The problem comes when we try sitting down to evaluate these works. Scary films should be scary, and if that scariness does not hold up well over time, were they ever really scary to begin with? In other words, were these films actually any good?
“Halloween” has always been my favorite horror film, but mostly because I was about ten or eleven when I saw it. I got to test its long-term scare appeal last year, when a buddy of mine and I caught a late-night screening at the Criterion. The audience was literally laughing for an hour and a half, and there I am sitting in the back of the theater, uncomfortable and uneasy. I wanted to be terrified, but the truth of the matter is, “Halloween” just isn’t all that terrifying — anymore.
And don’t get me started on horror films that predate Hitchcock’s “Psycho” — itself a classic example of when a scary film ceases to be scary and simply becomes an exercise in psychoanalytic over-examination. Basically, it’s not even worth trying to work out the demerits of a film like “Nosferatu” or even “The Night of the Hunter” — these movies are just too old. Audiences today openly laugh at “The Bride of Frankenstein,” though I bet if you took an audience from 1933 and screened “28 Days Later,” half a dozen patrons would die of heart attacks.
I don’t think any horror film stands up well over time, and that’s a shame. I’d love to feel the same awe today as I did when I was 10 or 11 and watching, for the first time, Michael Myers chase a young Jamie Lee Curtis all over Haddonfield, Ill. with a butcher knife. But it’s just not going to be the case.

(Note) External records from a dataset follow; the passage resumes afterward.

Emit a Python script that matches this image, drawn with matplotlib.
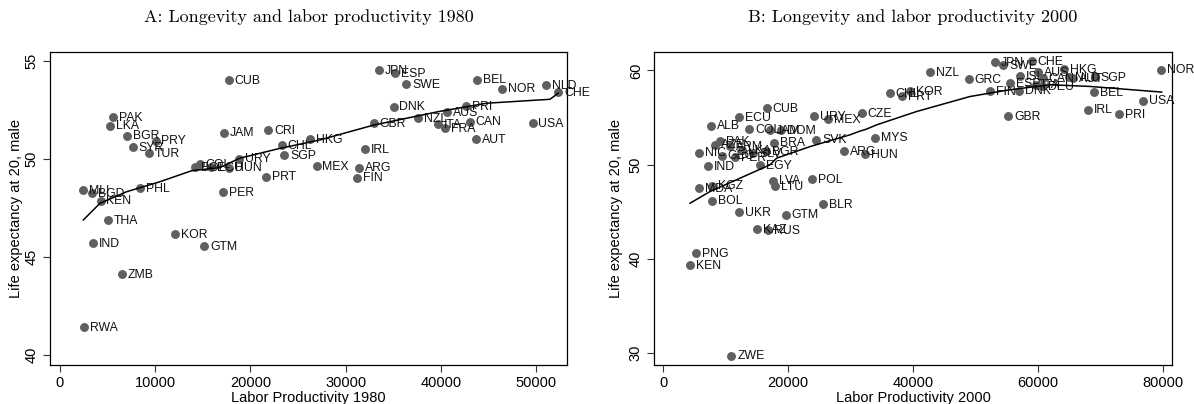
import matplotlib
matplotlib.use("Agg")
import matplotlib.pyplot as plt

# ---------------- Panel A data (1980) ----------------
a_codes = ["CUB", "PAK", "LKA", "BGR", "PRY", "SYR", "TUR", "JAM", "CRI", "CHL", "SGP", "HKG",
           "COL", "BOL", "ECU", "URY", "HUN", "PRT", "PER", "PHL", "MLI", "BGD", "KEN", "THA",
           "IND", "KOR", "GTM", "ZMB", "RWA", "JPN", "ESP", "SWE", "BEL", "NOR", "NLD", "CHE",
           "DNK", "PRI", "AUS", "NZL", "GBR", "ITA", "CAN", "FRA", "USA", "AUT", "IRL", "MEX",
           "ARG", "FIN"]
a_prod = [17720, 5600, 5250, 7040, 10050, 7630, 9350, 17190, 21880, 23280, 23560, 26260,
          14710, 14180, 15860, 18800, 17790, 21640, 17120, 8370, 2450, 3400, 4270, 5010,
          3500, 12120, 15160, 6510, 2520, 33470, 35190, 36380, 43800, 46460, 51080, 52340,
          35050, 42680, 40650, 37640, 32980, 39740, 43030, 40410, 49650, 43700, 32040, 26960,
          31410, 31200]
a_life = [54.00, 52.13, 51.69, 51.18, 50.92, 50.59, 50.30, 51.33, 51.47, 50.70, 50.19, 51.00,
          49.72, 49.58, 49.58, 50.00, 49.55, 49.09, 48.29, 48.49, 48.41, 48.26, 47.87, 46.88,
          45.71, 46.17, 45.56, 44.11, 41.41, 54.53, 54.36, 53.80, 54.03, 53.57, 53.76, 53.39,
          52.66, 52.69, 52.39, 52.08, 51.81, 51.77, 51.89, 51.55, 51.81, 51.01, 50.48, 49.63,
          49.55, 49.04]
a_fit_x = [2450, 4200, 7000, 10500, 13830, 16800, 18900, 23110, 27310, 32980, 39740, 44820, 51470, 52340]
a_fit_y = [46.88, 47.73, 48.32, 48.83, 49.39, 49.55, 50.03, 50.53, 50.96, 51.72, 52.40, 52.83, 53.03, 53.34]

# ---------------- Panel B data (2000) ----------------
b_codes = ["NZL", "GRC", "CHL", "KOR", "PRT", "CZE", "MYS", "HUN", "ARG", "JPN", "SWE", "CHE",
           "ISL", "ESP", "FIN", "DNK", "AUS", "CAN", "DEU", "ITA", "HKG", "NLD", "AUT", "SGP",
           "BEL", "IRL", "PRI", "USA", "NOR", "GBR",
           "CUB", "ECU", "ALB", "COL", "JAM", "DOM", "URY", "MEX", "SVK", "BRA", "PAK", "AZE",
           "ARM", "NIC", "GEO", "PER", "LKA", "SLV", "BGR", "IND", "EGY", "LVA", "LTU", "POL",
           "MDA", "KGZ", "BOL", "BLR", "UKR", "GTM", "KAZ", "RUS", "PNG", "KEN", "ZWE"]
b_prod = [42770, 48910, 36270, 39520, 38190, 31790, 33870, 32270, 28910, 53070, 54450, 58990,
          57120, 55520, 52320, 56960, 60050, 60750, 60590, 59700, 64210, 65000, 65600, 69120,
          68910, 68050, 73010, 76850, 79680, 55250,
          16640, 12210, 7680, 13810, 17120, 18830, 24110, 26450, 24530, 17710, 9120, 8320,
          10720, 5760, 9440, 11520, 12590, 14450, 16480, 7250, 15520, 17550, 17970, 23840,
          5810, 7890, 7890, 25550, 12160, 19630, 15090, 16850, 5230, 4320, 10930]
b_life = [59.79, 59.04, 57.60, 57.77, 57.24, 55.47, 52.87, 51.14, 51.46, 60.85, 60.53, 60.96,
          59.36, 58.66, 57.77, 57.84, 59.82, 59.19, 58.30, 58.50, 60.15, 59.30, 59.15, 59.26,
          57.70, 55.82, 55.32, 56.78, 60.07, 55.15,
          56.00, 55.00, 54.12, 53.77, 53.69, 53.62, 55.15, 54.83, 52.63, 52.34, 52.45, 52.10,
          51.99, 51.28, 50.93, 50.82, 51.56, 51.21, 51.46, 49.86, 49.97, 48.30, 47.73, 48.45,
          47.49, 47.77, 46.17, 45.82, 44.97, 44.68, 43.16, 43.05, 40.57, 39.33, 29.68]
b_fit_x = [4320, 7520, 12320, 17120, 18190, 23520, 29920, 31500, 32500, 34190, 40590, 49120,
           55520, 61920, 68320, 79790]
b_fit_y = [45.89, 47.13, 48.55, 49.97, 50.68, 51.91, 53.16, 53.55, 53.75, 54.22, 55.64, 57.23,
           57.95, 58.48, 58.30, 57.70]

titles = ["A: Longevity and labor productivity 1980", "B: Longevity and labor productivity 2000"]
xlabels = ["Labor Productivity 1980", "Labor Productivity 2000"]
ylabel = "Life expectancy at 20, male"
a_xticks = [0, 10000, 20000, 30000, 40000, 50000]
a_yticks = [40, 45, 50, 55]
b_xticks = [0, 20000, 40000, 60000, 80000]
b_yticks = [30, 40, 50, 60]

plt.rcParams["font.family"] = ["Liberation Sans", "DejaVu Sans"]

W, H = 1194, 404
fig = plt.figure(figsize=(W / 100, H / 100), dpi=100)

def frac_axes(l, r, t, b):
    return fig.add_axes([l / W, 1 - b / H, (r - l) / W, (b - t) / H])

axA = frac_axes(50, 567, 52, 365)
axB = frac_axes(654, 1172, 52, 365)

panels = [
    (axA, a_codes, a_prod, a_life, a_fit_x, a_fit_y, a_xticks, a_yticks, (-1050, 53260), (39.49, 55.44), 27),
    (axB, b_codes, b_prod, b_life, b_fit_x, b_fit_y, b_xticks, b_yticks, (-1440, 81440), (28.7, 61.96), 31),
]

for i, (ax, codes, xs, ys, fx, fy, xt, yt, xl, yl, ylab_off) in enumerate(panels):
    ax.plot(xs, ys, linestyle="none", marker="o", ms=5.4, mfc="#5f5f5f", mec="#5f5f5f", zorder=3)
    for c, x, y in zip(codes, xs, ys):
        ax.annotate(c, (x, y), xytext=(4.2, -0.5), textcoords="offset points",
                    fontsize=8.8, va="center", ha="left", color="#111111",
                    annotation_clip=False, clip_on=False, zorder=4)
    ax.plot(fx, fy, color="black", lw=1.1, zorder=5)
    ax.set_xlim(*xl)
    ax.set_ylim(*yl)
    ax.set_xticks(xt)
    ax.set_yticks(yt)
    ax.set_xticklabels([str(v) for v in xt], fontsize=10.5)
    ax.set_yticklabels([str(v) for v in yt], fontsize=10.5, rotation=90, va="center")
    ax.tick_params(axis="both", direction="out", length=5, width=0.8, color="#333333", pad=3)
    for s in ax.spines.values():
        s.set_linewidth(0.9)
        s.set_color("black")
    ax.set_xlabel(xlabels[i], fontsize=10.5, labelpad=0)
    ax.set_ylabel(ylabel, fontsize=10.5)
    w_px = (567 - 50) if i == 0 else (1172 - 654)
    ax.xaxis.set_label_coords(0.5, -0.082)
    ax.yaxis.set_label_coords(-ylab_off / w_px, 0.5)
    pos = ax.get_position()
    fig.text(pos.x0 + pos.width / 2, 1 - 17 / H, titles[i], ha="center", va="center",
             fontsize=13, family="cmr10")

fig.savefig("out.png", dpi=100)
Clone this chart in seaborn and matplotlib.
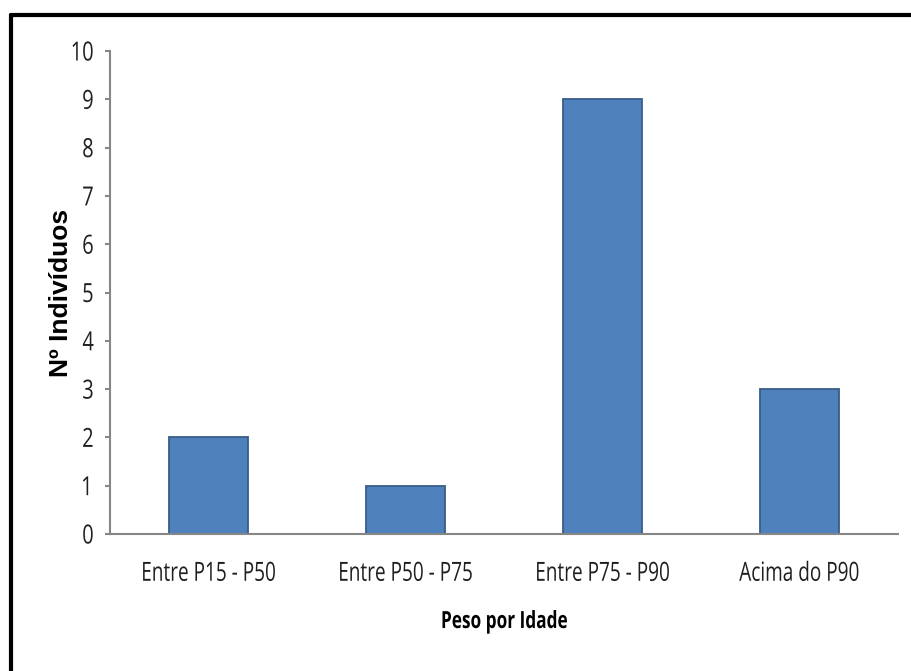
import matplotlib
matplotlib.use("Agg")
import matplotlib.pyplot as plt
import seaborn as sns
import pandas as pd
from matplotlib.lines import Line2D
from matplotlib.patheffects import AbstractPathEffect
from matplotlib.transforms import Affine2D

categories = ["Entre P15 - P50", "Entre P50 - P75", "Entre P75 - P90", "Acima do P90"]
counts = [2, 1, 9, 3]
y_ticks = list(range(0, 11))


class Condense(AbstractPathEffect):
    """Narrow the glyphs along the text direction, keeping one edge fixed."""

    def __init__(self, sx, anchor="center"):
        super().__init__()
        self.sx = sx
        self.anchor = anchor

    def draw_path(self, renderer, gc, tpath, affine, rgbFace=None):
        ext = tpath.get_extents()
        if self.anchor == "right":
            cx = ext.x1
        elif self.anchor == "left":
            cx = ext.x0
        else:
            cx = 0.5 * (ext.x0 + ext.x1)
        squeeze = Affine2D().translate(-cx, 0).scale(self.sx, 1).translate(cx, 0)
        renderer.draw_path(gc, tpath, squeeze + affine, rgbFace)


sns.set_theme(style="white")
plt.rcParams["font.family"] = ["Open Sans", "DejaVu Sans"]

df = pd.DataFrame({"faixa": categories, "n": counts})

fig = plt.figure(figsize=(9.11, 6.71), dpi=100)
ax = fig.add_axes([110 / 911, 1 - 534 / 671, (898 - 110) / 911, (534 - 51) / 671])

sns.barplot(data=df, x="faixa", y="n", ax=ax, color="#4F81BD",
            saturation=1, width=0.40, edgecolor="#385D8A", linewidth=1.3)

ax.set_ylim(0, 10)
ax.set_xlim(-0.5, len(categories) - 0.5)
ax.set_yticks(y_ticks)
ax.set_yticklabels([str(t) for t in y_ticks], fontsize=19, color="#1F1F1F")
ax.tick_params(axis="y", which="both", left=True, length=3.5, width=1.5,
               color="#868686", pad=8)
ax.tick_params(axis="x", bottom=False, labelsize=19, labelcolor="#1F1F1F", pad=14)

for lab in ax.get_yticklabels():
    lab.set_path_effects([Condense(0.76, "right")])
for lab in ax.get_xticklabels():
    lab.set_path_effects([Condense(0.72, "center")])

for side in ("top", "right"):
    ax.spines[side].set_visible(False)
for side in ("left", "bottom"):
    ax.spines[side].set_color("#868686")
    ax.spines[side].set_linewidth(1.5)

ax.set_xlabel("Peso por Idade", fontsize=17, fontweight="bold", color="#000000")
ax.xaxis.label.set_va("baseline")
ax.xaxis.set_label_coords(0.5, (534 - 628) / 483)
ax.xaxis.label.set_path_effects([Condense(0.73, "center")])

ax.set_ylabel("Nº Indivíduos", fontsize=19, fontweight="bold", color="#000000",
              family=["Liberation Sans", "DejaVu Sans"])
ax.yaxis.label.set_rotation_mode("anchor")
ax.yaxis.label.set_ha("center")
ax.yaxis.label.set_va("baseline")
ax.yaxis.set_label_coords((68 - 110) / 788, 0.5)

# frame lines along the top and left edge of the figure
fig.add_artist(Line2D([11 / 911, 1], [1 - 15 / 671, 1 - 15 / 671],
                      transform=fig.transFigure, color="black", lw=3))
fig.add_artist(Line2D([11 / 911, 11 / 911], [0, 1 - 15 / 671],
                      transform=fig.transFigure, color="black", lw=3))

fig.savefig("out.png", dpi=100)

Even so, what you ultimately can’t take away is that initial experience of excitement and fright. It seems, then, that what’s really at stake in these movies is whether or not you’re actually entertained. Like I said before, if you’re sitting down to watch a horror film with a group of three or four friends, it’s of no consequence that you’ve trained yourself on when to expect the blood and gore. At the end of the day, you’re having a good time. The actual horror is just an added bonus.